Analysts: Good outlook for CNPC
By Zheng Xin | China Daily | Updated: 2017-07-28 07:59
A China National Petroleum Corp engineer examines equipments at in Suining, Sichuan province. [Photo by Zhong Min/For China Daily] |
Analysts believe the outstanding performance of China National Petroleum Corporation, the nation's largest oil producer and supplier, is expected to continue in the next six months, after its net profit soared 16 times higher than expected during the first half of 2017.
According to an early announcement on earnings released by the company on Wednesday, net profit in the first six months of this year is expected to reach nine billion yuan ($1.33 billion) to 11 billion yuan, up 1,600 percent to 1,986 percent, compared with 528 million yuan during the same period last year.
The company's shares fell by 0.49 percent on Thursday on the Shanghai Stock Exchange.
"The company may extend profit into the second half of this year in its upstream unit," said Wang Lu, an Asia-Pacific oil and gas analyst at Bloomberg Intelligence, adding that competition has also become more fierce in refining and marketing, eroding its margins in those businesses.
"CNPC's decline in oil output should ease in the second half of this year and its gas-production growth may accelerate."
Wang said the forecasted drastic profit rebound is mostly a result of last year's low base, 528 million yuan for the first six months of 2016, its worst first-half profit since it was publicly listed in 2000, according to a stock exchange filing on Wednesday, citing Chinese accounting standards.
Li Li, the energy research director at ICIS China, a consulting company that provides analysis of the energy market, said the company, which earns most of its revenue from crude oil sales, benefited largely from a rebound in international oil prices during the first six months of this year.

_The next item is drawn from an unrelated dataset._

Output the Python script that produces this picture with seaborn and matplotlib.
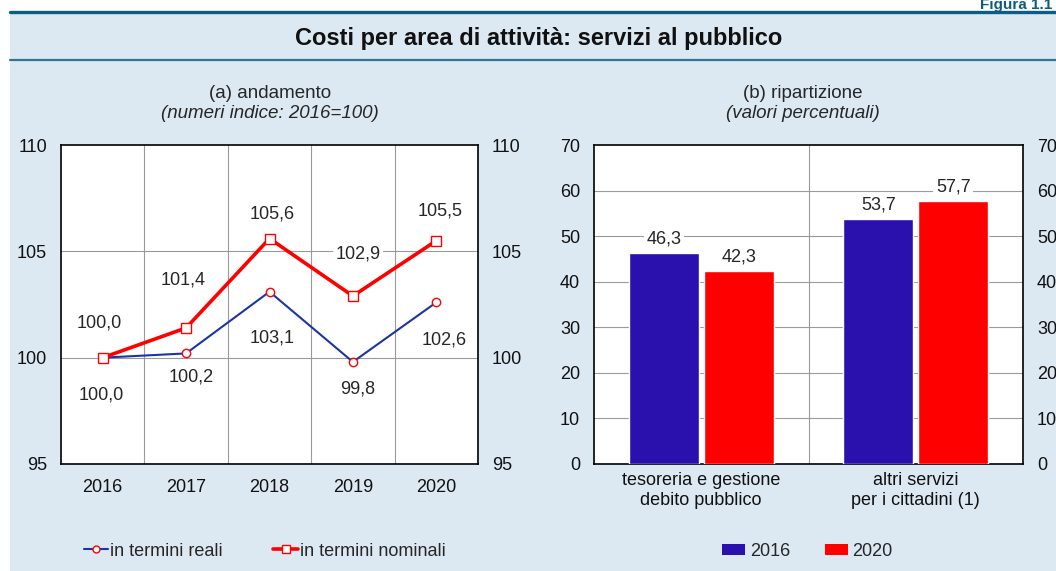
import numpy as np
import pandas as pd
import matplotlib
matplotlib.use("Agg")
import matplotlib.pyplot as plt
import seaborn as sns
from matplotlib.lines import Line2D
from matplotlib.patches import Rectangle, Patch

# -----------------------------
# Data
# -----------------------------
years = ["2016", "2017", "2018", "2019", "2020"]
reali = [100.0, 100.2, 103.1, 99.8, 102.6]
nominali = [100.0, 101.4, 105.6, 102.9, 105.5]

categorie = ["tesoreria e gestione\ndebito pubblico", "altri servizi\nper i cittadini (1)"]
quota_2016 = [46.3, 53.7]
quota_2020 = [42.3, 57.7]

# label offsets in pixels (layout only)
off_nom = [(-3, 35), (-3, 48), (3, 25), (5, 42), (4, 30)]
off_real = [(-1, -37), (5, -24), (3, -46), (5, -27), (8, -38)]

BLUE_LINE = "#1c35a0"
RED = "#ff0000"
BAR_BLUE = "#2a10ac"
PANEL = "#dde9f2"
TEAL = "#0d5c83"
FS = 13

sns.set_theme(style="white")
plt.rcParams["font.family"] = ["Liberation Sans", "DejaVu Sans"]

fig = plt.figure(figsize=(10.56, 5.71), dpi=100)
fig.patch.set_facecolor("white")

W, H = 1056, 571
def fx(px): return px / W
def fy(py): return 1 - py / H

fig.patches.append(Rectangle((fx(10), 0), 1 - fx(10), fy(12), transform=fig.transFigure,
                             facecolor=PANEL, edgecolor="none", zorder=-10))
fig.add_artist(Line2D([fx(10), 1], [fy(12), fy(12)], transform=fig.transFigure, color=TEAL, lw=2.4))
fig.add_artist(Line2D([fx(10), 1], [fy(60), fy(60)], transform=fig.transFigure, color="#2f7597", lw=1.6))

fig.text(fx(1052), fy(9.5), "Figura 1.1", ha="right", va="baseline", fontsize=11,
         fontweight="bold", color=TEAL)
fig.text(fx(539), fy(38), "Costi per area di attività: servizi al pubblico", ha="center",
         va="center", fontsize=17, fontweight="bold", color="#111111")

fig.text(fx(270), fy(93), "(a) andamento", ha="center", va="center", fontsize=13.5)
fig.text(fx(270), fy(113), "(numeri indice: 2016=100)", ha="center", va="center",
         fontsize=13.5, style="italic")
fig.text(fx(803), fy(93), "(b) ripartizione", ha="center", va="center", fontsize=13.5)
fig.text(fx(803), fy(113), "(valori percentuali)", ha="center", va="center",
         fontsize=13.5, style="italic")

# -----------------------------
# (a) line chart
# -----------------------------
ax1 = fig.add_axes([fx(61), fy(464), fx(478) - fx(61), fy(145) - fy(464)])
df_line = pd.DataFrame({"x": np.arange(len(years)), "reali": reali, "nominali": nominali})

sns.lineplot(data=df_line, x="x", y="reali", ax=ax1, color=BLUE_LINE, lw=1.5,
             marker="o", markersize=6, markerfacecolor="white", markeredgecolor=RED,
             markeredgewidth=1.0, zorder=3)
sns.lineplot(data=df_line, x="x", y="nominali", ax=ax1, color=RED, lw=2.6,
             marker="s", markersize=6.5, markerfacecolor="white", markeredgecolor=RED,
             markeredgewidth=1.0, zorder=4)

ax1.set_xlim(-0.5, len(years) - 0.5)
ax1.set_ylim(95, 110)
ax1.set_xticks(range(len(years)))
ax1.set_xticklabels(years)
ax1.set_yticks([95, 100, 105, 110])
ax1.set_xlabel("")
ax1.set_ylabel("")
for xv in np.arange(0.5, len(years) - 0.5, 1):
    ax1.axvline(xv, color="#9a9a9a", lw=0.8, zorder=1)
for yv in [100, 105]:
    ax1.axhline(yv, color="#9a9a9a", lw=0.8, zorder=1)

fmt = lambda v: f"{v:.1f}".replace(".", ",")
box = dict(boxstyle="square,pad=0.15", facecolor="white", edgecolor="none")
for i, v in enumerate(nominali):
    ax1.annotate(fmt(v), (i, v), xytext=off_nom[i], textcoords="offset pixels",
                 ha="center", va="center", fontsize=FS, bbox=box, zorder=5)
for i, v in enumerate(reali):
    ax1.annotate(fmt(v), (i, v), xytext=off_real[i], textcoords="offset pixels",
                 ha="center", va="center", fontsize=FS, bbox=box, zorder=5)

# -----------------------------
# (b) bar chart
# -----------------------------
ax2 = fig.add_axes([fx(594), fy(464), fx(1023) - fx(594), fy(145) - fy(464)])
df_bar = pd.DataFrame({
    "categoria": categorie * 2,
    "anno": ["2016"] * len(categorie) + ["2020"] * len(categorie),
    "valore": quota_2016 + quota_2020,
})
sns.barplot(data=df_bar, x="categoria", y="valore", hue="anno", ax=ax2,
            palette={"2016": BAR_BLUE, "2020": RED}, width=0.7, gap=0.07,
            saturation=1, legend=False, zorder=3)
for cont in ax2.containers:
    ax2.bar_label(cont, labels=[fmt(b.get_height()) for b in cont], padding=4,
                  fontsize=FS, bbox=box, zorder=5)

ax2.set_xlim(-0.5, 1.5)
ax2.set_ylim(0, 70)
ax2.set_yticks(range(0, 71, 10))
ax2.set_xlabel("")
ax2.set_ylabel("")
ax2.axvline(0.5, color="#9a9a9a", lw=0.8, zorder=1)
for yv in range(10, 70, 10):
    ax2.axhline(yv, color="#9a9a9a", lw=0.8, zorder=1)

for ax in (ax1, ax2):
    ax.set_facecolor("white")
    for sp in ax.spines.values():
        sp.set_visible(True)
        sp.set_color("black")
        sp.set_linewidth(1.2)
    ax.tick_params(axis="y", length=0, pad=10, labelsize=FS, labelright=True,
                   labelcolor="#111111")
    ax.tick_params(axis="x", length=0, labelsize=FS, labelcolor="#111111")
ax1.tick_params(axis="x", pad=11)
ax2.tick_params(axis="x", pad=6)

# -----------------------------
# Legends
# -----------------------------
h_real = Line2D([], [], color=BLUE_LINE, lw=1.5, marker="o", markersize=5,
                markerfacecolor="white", markeredgecolor=RED)
h_nom = Line2D([], [], color=RED, lw=2.6, marker="s", markersize=5.5,
               markerfacecolor="white", markeredgecolor=RED)
fig.legend([h_real, h_nom], ["in termini reali", "in termini nominali"],
           loc="center left", bbox_to_anchor=(fx(84), fy(551)), ncol=2, frameon=False,
           fontsize=FS, handlelength=1.35, handletextpad=0.1, columnspacing=2.8,
           borderaxespad=0, borderpad=0)
h16 = Patch(facecolor=BAR_BLUE, edgecolor="none")
h20 = Patch(facecolor=RED, edgecolor="none")
fig.legend([h16, h20], ["2016", "2020"], loc="center left",
           bbox_to_anchor=(fx(722), fy(551)), ncol=2, frameon=False, fontsize=FS,
           handlelength=1.3, handleheight=0.55, handletextpad=0.25, columnspacing=1.9,
           borderaxespad=0, borderpad=0)

fig.savefig("out.png", dpi=100, facecolor=fig.get_facecolor())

Brent oil, the global benchmark, averaged some $53 a barrel during the first half of 2017, up 29 percent year-on-year.
The oil price recovery has helped to boost profitability of upstream industries, said Oceana Zhou, a senior analyst at S&P Global Platts, adding that the ICE Brent crude price averaged at around $53 per barrel in the first half of this year, up 28 percent from the $41 per barrel average in the same period last year.

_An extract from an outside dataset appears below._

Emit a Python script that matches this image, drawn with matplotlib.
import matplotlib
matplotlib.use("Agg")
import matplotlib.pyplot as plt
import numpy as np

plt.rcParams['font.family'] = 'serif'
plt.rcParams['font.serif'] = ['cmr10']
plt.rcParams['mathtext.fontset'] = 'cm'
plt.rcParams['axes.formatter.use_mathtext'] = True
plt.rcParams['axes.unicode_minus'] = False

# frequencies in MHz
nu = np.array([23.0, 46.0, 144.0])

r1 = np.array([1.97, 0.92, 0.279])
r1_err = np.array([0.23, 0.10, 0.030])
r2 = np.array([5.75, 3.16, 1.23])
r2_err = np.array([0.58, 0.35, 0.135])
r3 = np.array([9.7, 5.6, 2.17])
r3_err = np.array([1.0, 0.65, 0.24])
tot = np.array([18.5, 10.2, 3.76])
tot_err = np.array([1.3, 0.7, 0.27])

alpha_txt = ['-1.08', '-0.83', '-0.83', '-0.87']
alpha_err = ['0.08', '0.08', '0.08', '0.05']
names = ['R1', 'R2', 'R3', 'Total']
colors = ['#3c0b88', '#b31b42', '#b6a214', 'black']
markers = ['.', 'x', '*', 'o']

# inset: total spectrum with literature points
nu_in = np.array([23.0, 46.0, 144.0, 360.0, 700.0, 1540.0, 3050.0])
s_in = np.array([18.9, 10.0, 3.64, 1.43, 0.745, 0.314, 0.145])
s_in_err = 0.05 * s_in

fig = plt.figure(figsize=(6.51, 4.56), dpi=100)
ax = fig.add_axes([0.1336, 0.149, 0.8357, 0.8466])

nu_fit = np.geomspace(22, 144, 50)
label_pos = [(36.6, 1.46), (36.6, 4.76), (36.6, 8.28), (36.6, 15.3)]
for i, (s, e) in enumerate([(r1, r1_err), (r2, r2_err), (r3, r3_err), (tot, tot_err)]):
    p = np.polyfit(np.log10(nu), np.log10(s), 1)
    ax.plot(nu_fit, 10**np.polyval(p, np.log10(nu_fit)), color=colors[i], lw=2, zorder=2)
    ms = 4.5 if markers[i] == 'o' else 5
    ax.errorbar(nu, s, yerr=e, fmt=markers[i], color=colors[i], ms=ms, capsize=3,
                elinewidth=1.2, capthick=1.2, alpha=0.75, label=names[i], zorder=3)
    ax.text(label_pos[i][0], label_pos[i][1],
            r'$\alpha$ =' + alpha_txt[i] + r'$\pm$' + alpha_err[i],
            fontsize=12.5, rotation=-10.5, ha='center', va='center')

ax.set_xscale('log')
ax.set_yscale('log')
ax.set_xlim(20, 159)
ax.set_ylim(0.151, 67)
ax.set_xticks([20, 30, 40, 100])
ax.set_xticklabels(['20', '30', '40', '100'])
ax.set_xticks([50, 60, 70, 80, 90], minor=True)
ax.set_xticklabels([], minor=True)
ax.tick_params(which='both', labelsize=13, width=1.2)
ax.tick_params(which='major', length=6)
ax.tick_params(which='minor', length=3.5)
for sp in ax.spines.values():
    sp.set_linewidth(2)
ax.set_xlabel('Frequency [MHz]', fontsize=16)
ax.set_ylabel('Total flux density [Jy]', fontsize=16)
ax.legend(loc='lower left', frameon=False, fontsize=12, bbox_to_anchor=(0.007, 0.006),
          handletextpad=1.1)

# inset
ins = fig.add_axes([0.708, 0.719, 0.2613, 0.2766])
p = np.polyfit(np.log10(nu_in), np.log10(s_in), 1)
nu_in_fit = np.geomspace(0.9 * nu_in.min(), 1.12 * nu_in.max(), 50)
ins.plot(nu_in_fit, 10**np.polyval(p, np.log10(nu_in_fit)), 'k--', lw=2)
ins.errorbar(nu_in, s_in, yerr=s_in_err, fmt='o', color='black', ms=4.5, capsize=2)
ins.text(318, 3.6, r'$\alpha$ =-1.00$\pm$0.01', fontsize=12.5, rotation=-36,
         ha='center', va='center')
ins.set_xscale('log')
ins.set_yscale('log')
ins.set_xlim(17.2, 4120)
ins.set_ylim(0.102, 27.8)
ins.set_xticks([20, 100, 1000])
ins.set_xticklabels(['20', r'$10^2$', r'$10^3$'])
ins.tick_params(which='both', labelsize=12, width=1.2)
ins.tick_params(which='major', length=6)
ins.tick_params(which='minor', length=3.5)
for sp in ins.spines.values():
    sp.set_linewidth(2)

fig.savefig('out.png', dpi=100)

"Better profitability also helped China to slow the decrease in domestic crude oil production, but competition in the domestic refining market is expected to be increasingly intense," said Zhou.
CNPC, which attributed the drastic boost to a moderate recovery in the world economy, an increase in international oil prices, the optimization of manufacturing operations and expenditure cuts during the first six months.

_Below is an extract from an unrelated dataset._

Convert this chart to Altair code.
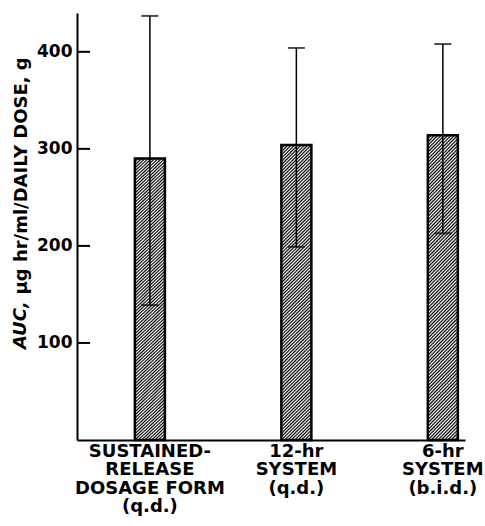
import altair as alt
import pandas as pd

# ---- data ----
categories = [
    "SUSTAINED-|RELEASE|DOSAGE FORM|(q.d.)",
    "12-hr|SYSTEM|(q.d.)",
    "6-hr|SYSTEM|(b.i.d.)",
]
means = [290, 304, 314]
upper = [437, 404, 408]
lower = [139, 199, 213]
y_ticks = [100, 200, 300, 400]

TITLE_ITALIC = "AUC,"
TITLE_REST = "\u03bcg hr/ml/DAILY DOSE, g"
FONT = "DejaVu Sans"

df = pd.DataFrame({"cat": categories, "mean": means, "hi": upper, "lo": lower})
tick_df = pd.DataFrame({"v": y_ticks})
title_df = pd.DataFrame({"t": [TITLE_ITALIC]})

# diagonal hatch made from a smooth striped linear gradient (triangle wave)
stops = []
n = 100
for i in range(n):
    s = round(i / n, 5)
    m = round((i + 0.5) / n, 5)
    stops += [
        {"offset": s, "color": "#000000"},
        {"offset": m, "color": "#ffffff"},
    ]
stops.append({"offset": 1, "color": "#000000"})
hatch = {"gradient": "linear", "x1": 0, "y1": 0, "x2": 0.11, "y2": 1.1, "stops": stops}

xscale = alt.Scale(domain=categories, paddingInner=0.795, paddingOuter=0.222, align=0.89)
yscale = alt.Scale(domain=[0, 440], nice=False, zero=True)

xenc = alt.X(
    "cat:N",
    scale=xscale,
    sort=categories,
    title=None,
    axis=alt.Axis(
        labelExpr="split(datum.label, '|')",
        labelAngle=0,
        labelFont=FONT,
        labelFontWeight="bold",
        labelFontSize=18,
        labelLineHeight=18.5,
        labelBaseline="top",
        labelPadding=2,
        labelColor="black",
        ticks=False,
        tickSize=0,
        domainColor="black",
        domainWidth=2,
    ),
)

yaxis = alt.Axis(
    values=y_ticks,
    ticks=False,
    tickSize=0,
    grid=False,
    labelPadding=5,
    labelFont=FONT,
    labelFontWeight="bold",
    labelFontSize=17,
    labelColor="black",
    domainColor="black",
    domainWidth=2,
    titleFont=FONT,
    titleFontWeight="bold",
    titleFontSize=18,
    titleColor="black",
    titleAngle=270,
    titleAlign="left",
    titleBaseline="alphabetic",
    titleX=-51,
    titleY=281,
)

base = alt.Chart(df)

bars = base.mark_bar(fill=hatch, stroke="black", strokeWidth=2.5).encode(
    x=xenc, y=alt.Y("mean:Q", scale=yscale, axis=yaxis, title=TITLE_REST)
)
err = base.mark_rule(color="black", strokeWidth=1.5).encode(
    x=xenc, y=alt.Y("lo:Q", scale=yscale, axis=yaxis, title=TITLE_REST), y2="hi:Q"
)
cap_hi = base.mark_tick(color="black", size=17, thickness=2, orient="horizontal").encode(
    x=xenc, y=alt.Y("hi:Q", scale=yscale, axis=yaxis, title=TITLE_REST)
)
cap_lo = base.mark_tick(color="black", size=17, thickness=2, orient="horizontal").encode(
    x=xenc, y=alt.Y("lo:Q", scale=yscale, axis=yaxis, title=TITLE_REST)
)
inner_ticks = alt.Chart(tick_df).mark_rule(color="black", strokeWidth=2).encode(
    y=alt.Y("v:Q", scale=yscale, axis=yaxis, title=TITLE_REST),
    x=alt.value(0),
    x2=alt.value(13),
)
title_italic = alt.Chart(title_df).mark_text(
    font=FONT,
    fontWeight="bold",
    fontStyle="oblique",
    fontSize=18,
    angle=270,
    align="left",
    baseline="alphabetic",
    color="black",
).encode(text="t:N", x=alt.value(-51), y=alt.value(336))

chart = (
    alt.layer(bars, err, cap_hi, cap_lo, inner_ticks, title_italic)
    .properties(
        width=388,
        height=427,
        padding={"left": 77, "top": 13, "right": 20, "bottom": 86},
        autosize=alt.AutoSizeParams(type="none"),
        background="white",
    )
    .configure_view(stroke=None)
)

chart.save("out.html", embed_options={"renderer": "svg", "actions": False})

International oil companies are gradually recovering from the oil sector's two-year crash, with many of them resorting to cost reductions. According to analyst estimates compiled by Bloomberg, oil giants Exxon Mobil Corp and Royal Dutch Shell Plc are expected to more than double second-quarter profit from a year earlier, far outstripping the gain in benchmark Brent crude.
CNPC said on Wednesday that it would continue optimizing its business and asset structures while reducing expenditure.
Oil prices through the rest of the year will fluctuate at a mid-low level, it said.